Joseph E. Stiglitz, 65: It should come as no surprise in a world of globalization that it’s not just the good things that move more easily across borders, but the bad things as well. Now, America has exported its downturn to the world.
A global financial crisis requires a global solution. Uncoordinated macro-economic policies, for instance, have contributed to Europe’s problems. When the European Central Bank refused to lower interest rates earlier this year, focused as it was on the threat of inflation, while America’s did, focused on the impending downturn, it led to a stronger euro. This in turn contributed to Europe’s downturn, though it made America’s GDP numbers look better for a while. Now, Europe’s downturn is ricocheting back on America: Europe’s weaknesses are contributing to America’s.
JOSEPH E. STIGLITZ
Joseph E. Stiglitz, 65, won the Nobel Prize in economics in 2001 for his contribution to analyses of the relationship between markets and information uncertainties. He is widely cited and writes a popular column for the New Yorker.
The same has happened when it comes to regulation. To too great extent, there has been a race to the bottom in accordance with the myth that deregulation breeds innovation. Instead, the innovation was greatest when it came to getting around the regulations designed to ensure good information and a safe and sound financial system.
Financial markets are supposed to be a means to an end — a more prosperous and stable economy as a result of good allocation of resources and better management of risk. But instead, financial markets didn’t manage risk, they created it. They didn’t enable America’s families to manage the risk of volatile interest rates, and now millions are losing their homes. Furthermore, they misallocated hundreds of billions of dollar.
The Human Toll
The consequences of these mistakes will run into the trillions — not just the money that is being spent on the bailouts, but the shortfall between global economic potential growth and actual performance.
Beyond this, of course, is the human toll — families whose life dreams are destroyed as they lose their homes, their jobs, and their life savings. If we are to maintain global financial liberalization, with financial products moving easily across borders, we must be sure that these products are safe and that the financial institutions who are selling them can stand behind the products they create.
Financial market regulators, at both the national and international level, have failed. To a large extent, Basel II, the new framework of bank regulation, was based on self-regulation, itself an oxymoron. Banks have shown that they are not up to the task of managing their own risk. But even if they had, there is the more fundamental problem of systemic risk.
The current global financial architecture hasn’t been working well. But more than that, it is unfair, especially to the developing countries. They will be among the innocent victims of this global crisis that wears the “made in America” label. Even countries which have done everything right — those which have managed their economy with far better regulation and better macro-economic prudence than the US — will suffer as a result of America’s mistakes. Worse, the International Monetary Fund has — at least in the past — demanded pro-cyclical policies (raising interest rates and taxes, lowering expenditures when an economy goes into a recession), while Europe and America do just the opposite. The result is that capital flees developing countries in times of crisis, reinforcing the vicious cycle.

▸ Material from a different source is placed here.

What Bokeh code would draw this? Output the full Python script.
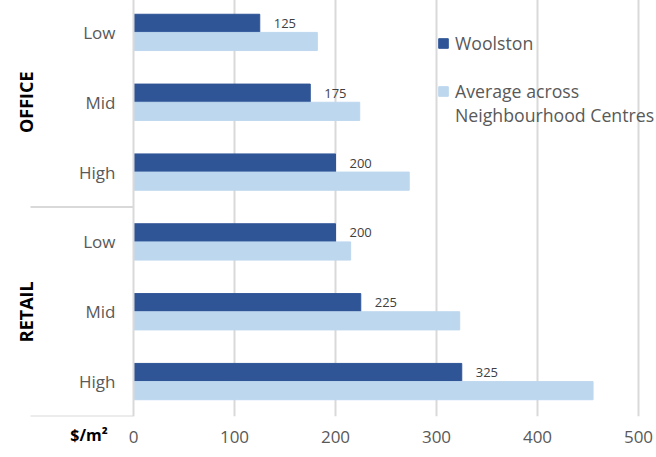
import math
from bokeh.plotting import figure
from bokeh.models import (FactorRange, Range1d, ColumnDataSource, Legend, LegendItem,
                          FixedTicker, LinearAxis, Span)
from bokeh.transform import dodge
from bokeh.core.properties import value
from bokeh.embed import file_html
from bokeh.resources import INLINE

# ---- data ----
groups = ["OFFICE", "OFFICE", "OFFICE", "RETAIL", "RETAIL", "RETAIL"]
levels = ["Low", "Mid", "High", "Low", "Mid", "High"]
woolston = [125, 175, 200, 200, 225, 325]
average = [182, 224, 273, 215, 323, 455]
x_ticks = [0, 100, 200, 300, 400, 500]
series_names = ["Woolston", "Average across", "Neighbourhood Centres"]
group_names = ["OFFICE", "RETAIL"]
unit_label = "$/m²"

# ---- style / layout ----
DARK = "#2F5597"
LIGHT = "#BDD7EE"
GRID = "#D9D9D9"
TXT = "#595959"
FONT = "Open Sans"
W, H = 656, 460
FRAME_H = 419
AXIS_PX = 133            # pixel position of the value axis (x = 0)
PX_PER_UNIT = 1.01       # 500 units span 505 px
UNIT_TICK = -44          # where the unit caption sits on the value scale

cats = [f"{g} {l}" for g, l in zip(groups, levels)]
src = ColumnDataSource(dict(cat=cats, level=levels, woolston=woolston,
                            average=average, wlabel=[str(v) for v in woolston]))
gsrc = ColumnDataSource(dict(group=group_names,
                             mid=[cats[1], cats[4]],
                             last=[cats[2], cats[5]]))

p = figure(width=W, height=H, output_backend="svg", toolbar_location=None,
           y_range=FactorRange(factors=list(reversed(cats)), group_padding=0,
                               factor_padding=0, range_padding=0),
           x_range=Range1d(-AXIS_PX / PX_PER_UNIT, (W - AXIS_PX) / PX_PER_UNIT),
           min_border_left=0, min_border_right=0, min_border_top=0,
           min_border_bottom=H - FRAME_H, margin=(-3, 0, 0, 0))
p.outline_line_color = None
p.background_fill_color = "white"
p.border_fill_color = "white"
p.yaxis.visible = False

# grid
p.ygrid.grid_line_color = None
p.xgrid.grid_line_color = GRID
p.xgrid.grid_line_width = 2
p.xgrid.ticker = FixedTicker(ticks=x_ticks[1:])

# value axis line
p.add_layout(Span(location=0, dimension="height", line_color=GRID, line_width=2))

# bars
r1 = p.hbar(y=dodge("cat", 0.13, range=p.y_range), right="woolston", left=0,
            height=0.26, source=src, fill_color=DARK, line_color=DARK)
r2 = p.hbar(y=dodge("cat", -0.13, range=p.y_range), right="average", left=0,
            height=0.26, source=src, fill_color=LIGHT, line_color=LIGHT)
r_blank = p.hbar(y=[], right=[], left=0, height=0.26, fill_alpha=0, line_alpha=0)

# data labels
p.text(x="woolston", y=dodge("cat", 0.13, range=p.y_range), text="wlabel",
       source=src, x_offset=14, text_align="left", text_baseline="middle",
       text_font=value(FONT), text_font_size="13px", text_color="#404040")

# category labels
p.text(x=0, y="cat", text="level", source=src, x_offset=-18, text_align="right",
       text_baseline="middle", text_font=value(FONT), text_font_size="17px",
       text_color=TXT)

# group labels
p.text(x=0, y="mid", text="group", source=gsrc, x_offset=-108, angle=math.pi / 2,
       text_align="center", text_baseline="middle", text_font=value(FONT),
       text_font_size="18px", text_font_style="bold", text_color="black")

# group separators
p.ray(x=0, y=dodge("last", -0.5, range=p.y_range), source=gsrc, length=103,
      length_units="screen", angle=math.pi, line_color=GRID, line_width=2)

# x axis
xa = p.xaxis[0]
xa.ticker = FixedTicker(ticks=x_ticks)
xa.axis_line_color = None
xa.major_tick_line_color = None
xa.minor_tick_line_color = None
xa.major_tick_out = 0
xa.major_tick_in = 0
xa.major_label_standoff = 14
xa.major_label_text_font = FONT
xa.major_label_text_font_size = "17px"
xa.major_label_text_color = TXT

# unit caption on the same line as the tick labels
ua = LinearAxis(ticker=FixedTicker(ticks=[UNIT_TICK]),
                major_label_overrides={UNIT_TICK: unit_label},
                axis_line_color=None, major_tick_line_color=None,
                minor_tick_line_color=None, major_tick_out=0, major_tick_in=0,
                major_label_standoff=-22, major_label_text_font=FONT,
                major_label_text_font_size="16px", major_label_text_font_style="bold",
                major_label_text_color="black")
p.add_layout(ua, "below")

# legends
common = dict(glyph_width=12, glyph_height=12, label_standoff=6, padding=0,
              margin=0, spacing=0, border_line_color=None, background_fill_alpha=0,
              label_text_font=FONT, label_text_font_size="17.7px",
              label_text_color=TXT)
leg1 = Legend(items=[LegendItem(label=series_names[0], renderers=[r1])],
              location=(437, FRAME_H - 3 - 55), **common)
leg2 = Legend(items=[LegendItem(label=series_names[1], renderers=[r2]),
                     LegendItem(label=series_names[2], renderers=[r_blank])],
              location=(437, FRAME_H - 3 - 127), **common)
p.add_layout(leg1, "center")
p.add_layout(leg2, "center")

open("out.html", "w").write(file_html(p, INLINE))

Flawed Governance Structure
There is mounting evidence that the developing countries may require massive amounts of money, amounts that are beyond the capacity of the IMF. The sources of liquid funds are in Asia and the Middle East. But why should they turn their hard earned money over to an institution with a failed track record; one which pushed the deregulatory policies that have gotten the world into the mess where are in now; one which continues to advocate the asymmetric policies which contribute to global instability; and one whose governance structure is so flawed?
We need a new financial facility to help the developing countries, one whose governance reflects the realities of today. Going forward, this new facility might lead to deeper reforms at the IMF. Such a facility needs to be created quickly, but if experts from the finance ministries and central banks are loaned out to this new institution, it could be up and running in short order.
There are further reforms that need to be undertaken. The dollar-based global reserve system is already fraying — the dollar has proven not to be a good store of value. But moving to a dollar-euro, or a dollar-euro-yen system could be even more unstable. We need a global reserve system, for a global financial system. Keynes wrote about this at the time of the last big downturn, but the need today is even greater. His hope was that the IMF would create a new global reserve currency. He called his Bancor, much akin to the IMF’s SDR (special drawing rights). This is an idea whose time may have finally come.
It is inconceivable that America would have prospered had it left the management of its financial system to the 50 separate states. They have a role, but that of the national government is essential. We now have a global financial system, but we are leaving its management to that of the individual countries. This system simply cannot work.
We will never achieve perfect stability of our financial markets, or of our economy. Markets are not self-correcting. But we can do a lot better. Hopefully, at the summit in Washington, the leaders of Europe and Asia will lead the way, beginning the task of creating the global financial architecture that the world needs if we are to have a stable and prosperous 21st century.